Uma semana atrás, nosso principal advogado turco, Tahir Elci, foi baleado e morto em Diarbaquir, sudeste da Turquia. Ele estava dando uma entrevista coletiva no bairro de Sur, pedindo paz entre a Turquia e o PKK. Suas últimas palavras antes de ser atingido por uma bala na cabeça foram: "Não queremos armas, conflitos ou operações nesta região".

Tahir tinha 49 anos. Ele deixa a esposa, uma filha e um filho. Assisti ao funeral dele pela televisão. Sua filha, Nazenin, gritou "Bavo ez bimrim!" ("Me deixe morrer, pai!") enquanto acompanhava o caixão. Milhares de pessoas seguiram o cortejo, mostrando seus respeitos a Tahir e sua vida dedicada aos direitos humanos.

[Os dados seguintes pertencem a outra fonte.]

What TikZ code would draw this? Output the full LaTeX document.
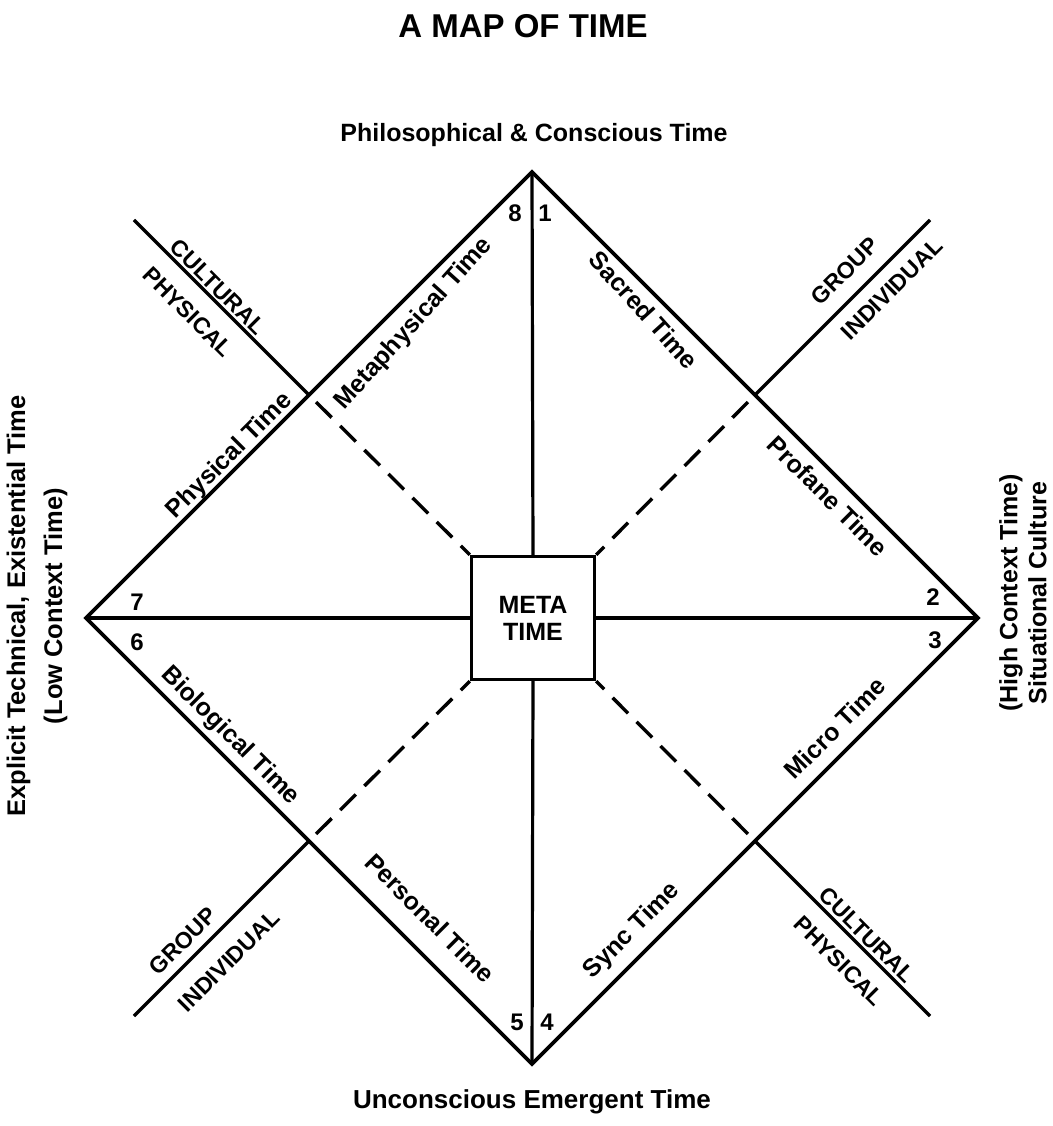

O advogado era um bom homem. Ele veio nos ajudar num momento muito difícil. Fomos levados para o tribunal depois dos primeiros quatro dias de custódia. O promotor estava revisando o caso. Tahir entrou, apertou nossas mãos e disse: "Isso tudo é muito bizarro". Ele explicou que era o chefe da associação de advogados de Diarbaquir e que faria todo o possível para nos ajudar. Ele lutou por nós na corte, mas acabou não conseguindo convencer o promotor a nos libertar. Suas últimas palavras para mim foram: "Vocês vão para a prisão agora. Não se preocupem".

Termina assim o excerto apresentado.